Initiated by The Feminist Press at The City University of New York with support from the National Science Foundation (NSF), Women Writing Science will publish books of biography, fiction, history, career profiles, and how-to-survive guides presenting women as both scientists and as writers about science. Women Writing Science will also provide free teacher guides describing lesson plans and strategies for using the books in science curricula. These materials will be easily downloaded from Underthemicroscope.com .
Women Writing Science begins its publishing program early in 2009 with two books: BASE TEN: A Novel by Maryann Lesert and WOMEN IN SCIENCE: Then and Now by Vivian Gornick, with a Foreword by Donna E. Shalala.
Stanley Litow, Vice President, IBM Corporate Citizenship & Corporate Affairs and President of the IBM International Foundation, will help unveil Underthemicroscope.com at the Feminist Press 38th anniversary gala in New York City on Monday, October 27, 2008. Gala participants will include Senators Hillary Rodham Clinton and Charles E. Schumer and celebrated broadcast journalist Barbara Walters.
“At IBM, we have about 200,000 technical positions out of nearly 400,000 employees overall, and women are more than 20 percent of our technical workforce. This puts us in a leadership position since less than 10 percent of engineers in the entire professional workforce are women, but its not nearly enough to be double the average. We want to improve,” Mr. Litow said. “One way to realize that goal is to provide young women with role models, mentors and examples so more young women will be inspired and helped to enter exciting technical careers, and projects like the Woman Writing Science will help.”
IBM is supporting Underthemicroscope.com as part of its efforts to encourage more young people to pursue careers in science, technology, engineering and math.
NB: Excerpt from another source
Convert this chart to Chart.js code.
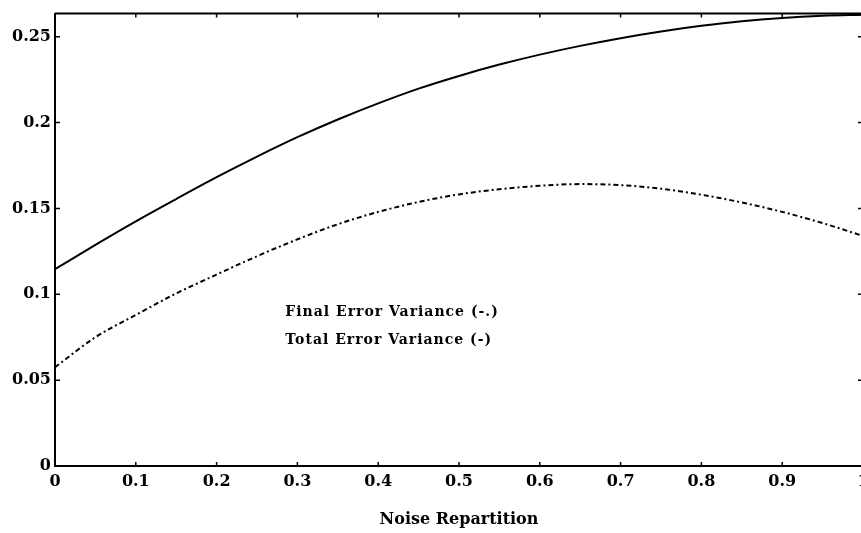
<!DOCTYPE html>
<html>
<head>
<meta charset="utf-8">
<title>Noise Repartition</title>
<script src="https://cdn.jsdelivr.net/npm/chart.js@4.4.1/dist/chart.umd.min.js"></script>
<style>
    html, body { margin: 0; padding: 0; background: #fff; overflow: hidden; }
    #wrap { position: relative; width: 880px; height: 533px; }
</style>
</head>
<body>
<div id="wrap"><canvas id="chart"></canvas></div>
<script>
// valeurs
const noiseRepartition = [0, 0.05, 0.1, 0.15, 0.2, 0.25, 0.3, 0.35, 0.4, 0.45, 0.5,
    0.55, 0.6, 0.65, 0.7, 0.75, 0.8, 0.85, 0.9, 0.95, 1];
const totalErrorVariance = [0.1146, 0.1288, 0.1425, 0.1555, 0.1682, 0.1802, 0.1915, 0.2018, 0.2112, 0.2198, 0.2272,
    0.2338, 0.2396, 0.2447, 0.2492, 0.2531, 0.2564, 0.2591, 0.2610, 0.2622, 0.2628];
const finalErrorVariance = [0.0575, 0.075, 0.088, 0.1005, 0.1115, 0.1222, 0.132, 0.1408, 0.148, 0.1538, 0.1582,
    0.1612, 0.1632, 0.1642, 0.1636, 0.1615, 0.158, 0.1535, 0.148, 0.1415, 0.134];
const xTickValues = [0, 0.1, 0.2, 0.3, 0.4, 0.5, 0.6, 0.7, 0.8, 0.9, 1];
const yTickValues = [0, 0.05, 0.1, 0.15, 0.2, 0.25];
const legendLines = ["Final Error Variance (-.)", "Total Error Variance (-)"];

// position du texte de légende, en coordonnées des axes
const legendX = 0.285;
const legendY = [0.0897, 0.073];

const font = { family: "'DejaVu Serif', serif", weight: "bold", size: 16 };

// cadre, petites graduations vers l'intérieur et texte de légende
const framePlugin = {
    id: "frame",
    afterDraw(chart) {
        const { ctx, chartArea: a, scales: { x, y } } = chart;
        ctx.save();
        ctx.strokeStyle = "#000";
        ctx.lineWidth = 2;
        ctx.beginPath();
        ctx.moveTo(a.left, a.top);
        ctx.lineTo(a.right, a.top);
        ctx.lineTo(a.right, a.bottom);
        ctx.stroke();

        ctx.lineWidth = 1.5;
        ctx.beginPath();
        xTickValues.forEach((v) => {
            const px = x.getPixelForValue(v);
            ctx.moveTo(px, a.bottom);
            ctx.lineTo(px, a.bottom - 4);
            ctx.moveTo(px, a.top);
            ctx.lineTo(px, a.top + 4);
        });
        yTickValues.forEach((v) => {
            const py = y.getPixelForValue(v);
            ctx.moveTo(a.left, py);
            ctx.lineTo(a.left + 5, py);
            ctx.moveTo(a.right, py);
            ctx.lineTo(a.right - 5, py);
        });
        ctx.stroke();

        ctx.fillStyle = "#000";
        ctx.font = "bold 14px 'DejaVu Serif', serif";
        ctx.letterSpacing = "1px";
        ctx.textBaseline = "middle";
        ctx.textAlign = "left";
        legendLines.forEach((text, i) => {
            ctx.fillText(text, x.getPixelForValue(legendX), y.getPixelForValue(legendY[i]));
        });
        ctx.restore();
    },
};

const ctx = document.getElementById("chart").getContext("2d");

new Chart(ctx, {
    type: "line",
    data: {
        datasets: [
            {
                label: "Total Error Variance (-)",
                data: noiseRepartition.map((v, i) => ({ x: v, y: totalErrorVariance[i] })),
                borderColor: "#000",
                borderWidth: 2,
                pointRadius: 0,
                cubicInterpolationMode: "monotone",
                fill: false,
            },
            {
                label: "Final Error Variance (-.)",
                data: noiseRepartition.map((v, i) => ({ x: v, y: finalErrorVariance[i] })),
                borderColor: "#000",
                borderWidth: 2,
                borderDash: [5, 3, 2, 3],
                pointRadius: 0,
                cubicInterpolationMode: "monotone",
                fill: false,
            },
        ],
    },
    options: {
        responsive: true,
        maintainAspectRatio: false,
        animation: false,
        devicePixelRatio: 1,
        layout: { padding: { top: 6, right: 17, left: 0, bottom: 0 } },
        plugins: {
            legend: { display: false },
            tooltip: { enabled: false },
        },
        scales: {
            x: {
                type: "linear",
                min: 0,
                max: 1,
                afterBuildTicks: (scale) => {
                    scale.ticks = xTickValues.map((v) => ({ value: v }));
                },
                afterFit: (scale) => {
                    scale.height = 67;
                },
                ticks: {
                    color: "#000",
                    font: font,
                    padding: 6,
                    maxRotation: 0,
                    callback: (v) => String(v),
                },
                grid: { display: true, drawOnChartArea: false, drawTicks: false },
                border: { display: true, color: "#000", width: 2 },
                title: {
                    display: true,
                    text: "Noise Repartition",
                    color: "#000",
                    font: { family: "'DejaVu Serif', serif", weight: "bold", size: 16 },
                    padding: { top: 0, bottom: 4 },
                },
            },
            y: {
                type: "linear",
                min: 0,
                max: 0.2635,
                afterBuildTicks: (scale) => {
                    scale.ticks = yTickValues.map((v) => ({ value: v }));
                },
                afterFit: (scale) => {
                    scale.width = 55;
                },
                ticks: {
                    color: "#000",
                    font: font,
                    padding: 4,
                    callback: (v) => Number(v.toFixed(2)).toString(),
                },
                grid: { display: true, drawOnChartArea: false, drawTicks: false },
                border: { display: true, color: "#000", width: 2 },
            },
        },
    },
    plugins: [framePlugin],
});
</script>
</body>
</html>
There is a serious shortage of young people entering into these disciplines that could impact America’s competitiveness in today’s global economy. While other countries are increasing the number of students in these fields, enrollment in higher education institutions in the U.S. is declining. Young people need to understand the opportunity and be encouraged to pursue potential careers in these disciplines.
Begun in 1970, the award-winning Feminist Press at The City University of New York is a unique organization dedicated to publishing literary and educational works by and about women. It is the oldest continuing women’s publisher in the world.